Nanospectroscopy in ultra-high vacuum: the photon-SPM project

Characterization of the oxide surfaces

Average techniques such as electron spectroscopy (i.e. XPS, UPS or AES) can be applied at the first stage to characterize the surface stoichiometry and chemical modification of several materials. These data may stand however in contrast to the local nature of specific cations or anions sites, whose intrinsic properties are strongly influenced by the local morphological and chemical environment. To account for the close correlation between these properties and the local surface morphology, a spatially resolved topographic and optical technique is highly desired.

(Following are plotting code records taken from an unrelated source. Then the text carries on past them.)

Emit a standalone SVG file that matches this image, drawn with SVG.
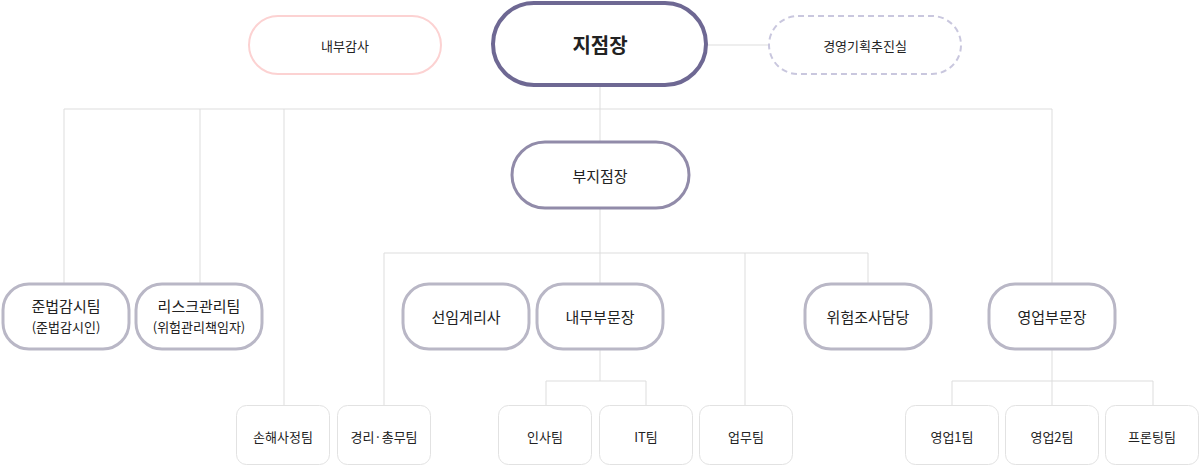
<svg xmlns="http://www.w3.org/2000/svg" width="1200" height="466" viewBox="0 0 1200 466">
<style>
text{font-family:"Noto Sans CJK KR","Noto Sans",sans-serif;fill:#222;text-anchor:middle;dominant-baseline:central}
.c{fill:none;stroke:#dddddd;stroke-width:1}
.m{fill:#fff;stroke:#b9b7c6;stroke-width:3}
.s{fill:#fff;stroke:#e2e2e2;stroke-width:1}
.t{font-size:15px}
.u{font-size:13px}
</style>
<rect width="1200" height="466" fill="#fff"/>
<g id="connectors" class="c">
<path d="M707 45H768M600 86V109M64 109H1052M64 109V283M200 109V283M284 109V405M600 109V141M1052 109V283"/>
<path d="M600 208V253M384 253H868M384 253V405M600 253V283M745 253V405M868 253V283"/>
<path d="M600 349V381M546 381H646M546 381V405M646 381V405"/>
<path d="M1052 349V381M952 381H1153M952 381V405M1052 381V405M1153 381V405"/>
</g>
<g id="n-audit"><rect x="249" y="16" width="192" height="58" rx="29" fill="#fff" stroke="#fcd2d2" stroke-width="2"/><text x="345" y="45" class="u">내부감사</text></g>
<g id="n-head"><rect x="493" y="3" width="213" height="82" rx="41" fill="#fff" stroke="#6e6893" stroke-width="4"/><text x="600" y="44" font-size="20" font-weight="bold">지점장</text></g>
<g id="n-plan"><rect x="769" y="16" width="192" height="58" rx="29" fill="#fff" stroke="#c9c7de" stroke-width="2" stroke-dasharray="6 4"/><text x="865" y="45" class="u">경영기획추진실</text></g>
<g id="n-deputy"><rect x="512" y="142" width="177" height="66" rx="33" fill="#fff" stroke="#918ba9" stroke-width="3"/><text x="600" y="175" class="t">부지점장</text></g>
<g id="n-comp"><rect class="m" x="3" y="284" width="126" height="65" rx="26"/><text x="66" y="305" class="t">준법감시팀</text><text x="66" y="326" class="u">(준법감시인)</text></g>
<g id="n-risk"><rect class="m" x="136" y="284" width="126" height="65" rx="26"/><text x="199" y="305" class="t">리스크관리팀</text><text x="199" y="326" class="u">(위험관리책임자)</text></g>
<g id="n-actuary"><rect class="m" x="403" y="284" width="126" height="65" rx="26"/><text x="466" y="316" class="t">선임계리사</text></g>
<g id="n-internal"><rect class="m" x="537" y="284" width="126" height="65" rx="26"/><text x="600" y="316" class="t">내무부문장</text></g>
<g id="n-riskinv"><rect class="m" x="805" y="284" width="126" height="65" rx="26"/><text x="868" y="316" class="t">위험조사담당</text></g>
<g id="n-sales"><rect class="m" x="989" y="284" width="126" height="65" rx="26"/><text x="1052" y="316" class="t">영업부문장</text></g>
<g id="n-claims"><rect class="s" x="236.5" y="405.5" width="93" height="59" rx="10"/><text x="283" y="436" class="u">손해사정팀</text></g>
<g id="n-acct"><rect class="s" x="337.5" y="405.5" width="93" height="59" rx="10"/><text x="384" y="436" class="u">경리·총무팀</text></g>
<g id="n-hr"><rect class="s" x="498.5" y="405.5" width="93" height="59" rx="10"/><text x="545" y="436" class="u">인사팀</text></g>
<g id="n-it"><rect class="s" x="599.5" y="405.5" width="93" height="59" rx="10"/><text x="646" y="436" class="u">IT팀</text></g>
<g id="n-ops"><rect class="s" x="699.5" y="405.5" width="93" height="59" rx="10"/><text x="746" y="436" class="u">업무팀</text></g>
<g id="n-s1"><rect class="s" x="905.5" y="405.5" width="93" height="59" rx="10"/><text x="952" y="436" class="u">영업1팀</text></g>
<g id="n-s2"><rect class="s" x="1005.5" y="405.5" width="93" height="59" rx="10"/><text x="1052" y="436" class="u">영업2팀</text></g>
<g id="n-front"><rect class="s" x="1105.5" y="405.5" width="93" height="59" rx="10"/><text x="1152" y="436" class="u">프론팅팀</text></g>
</svg>
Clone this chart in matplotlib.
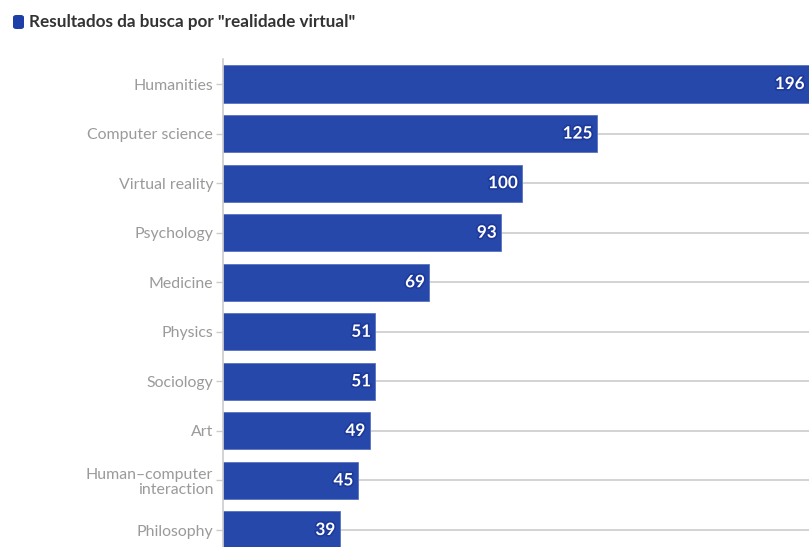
import matplotlib
matplotlib.use("Agg")
import matplotlib.pyplot as plt
import matplotlib.patheffects as pe
from matplotlib.patches import FancyBboxPatch

categories = ["Humanities", "Computer science", "Virtual reality", "Psychology",
              "Medicine", "Physics", "Sociology", "Art",
              "Human\u2013computer\ninteraction", "Philosophy"]
values = [196, 125, 100, 93, 69, 51, 51, 49, 45, 39]

bar_color = "#2748ab"
plt.rcParams['font.family'] = ['Lato', 'DejaVu Sans']

fig = plt.figure(figsize=(8.09, 5.47), dpi=100)
W, H = 809, 547
ax = fig.add_axes([223 / W, 0, 1 - 223 / W, (547 - 59.5) / H])

y = list(range(len(categories)))
for yi in y:
    ax.axhline(yi, color="#cccccc", lw=1.2, zorder=0)
bars = ax.barh(y, values, height=0.75, color=bar_color, edgecolor="#5b72c0",
               linewidth=0.6, zorder=2)

ax.set_xlim(0, 196)
ax.set_ylim(9.343, -0.495)
ax.set_yticks(y)
ax.set_yticklabels(categories, fontsize=11.4, color="#9a9a9a", linespacing=1.05)
ax.tick_params(axis="y", length=5, width=1, color="#cccccc", pad=2)
ax.set_xticks([])
for s in ["top", "right", "bottom"]:
    ax.spines[s].set_visible(False)
ax.spines["left"].set_color("#cccccc")
ax.spines["left"].set_linewidth(1.2)

for b, v in zip(bars, values):
    ax.annotate(str(v), xy=(v, b.get_y() + b.get_height() / 2),
                xytext=(-3, 0), textcoords="offset points",
                ha="right", va="center", fontsize=12.3, fontweight="bold",
                color="white", zorder=3,
                path_effects=[pe.withStroke(linewidth=2.5, foreground="#1d3a9a")])

fig.patches.append(FancyBboxPatch((13 / W, 1 - 29 / H), 11 / W, 14 / H,
                                  boxstyle="round,pad=0,rounding_size=0.004",
                                  transform=fig.transFigure, facecolor="#1f3fa8",
                                  edgecolor="none"))
fig.text(29 / W, 1 - 22 / H, 'Resultados da busca por "realidade virtual"',
         fontsize=12.3, fontweight="bold", color="#333333", va="center", ha="left")

fig.savefig("out.png", dpi=100)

Local Microscopy and Spectroscopy by SPM

The experimental approach envisaged on this project combines low temperature-cooled photon-scanning probe microscope (SPM) for local microscopy and spectroscopy. For this purpose, a single tube scanner-type SPM head is placed such as a spherical lens system outside the vacuum chamber channels the light towards an optical fiber. The optical fiber guides the light to a liquid-nitrogen cooled CCD detector coupled with a grating spectrograph. The CCD detector, characterized by an extremely high sensitivity and a small dark signal, allows the accumulation of photons and therefore the detection and spectral analysis of photon yields as small as 100 photons per second. Whereas topographic STM imaging might help identifying the spatial distribution of the species on the surface, the optical mode provides information on their electronic structure with high sensitivity. In addition, photon can be also guided inside to the tip-sample surface junction in order to investigate light matter interaction for spectroscopy (TERS, tip-enhanced Raman) or to investigate how photons can drive chemical reactions locally, photo-chemical processes.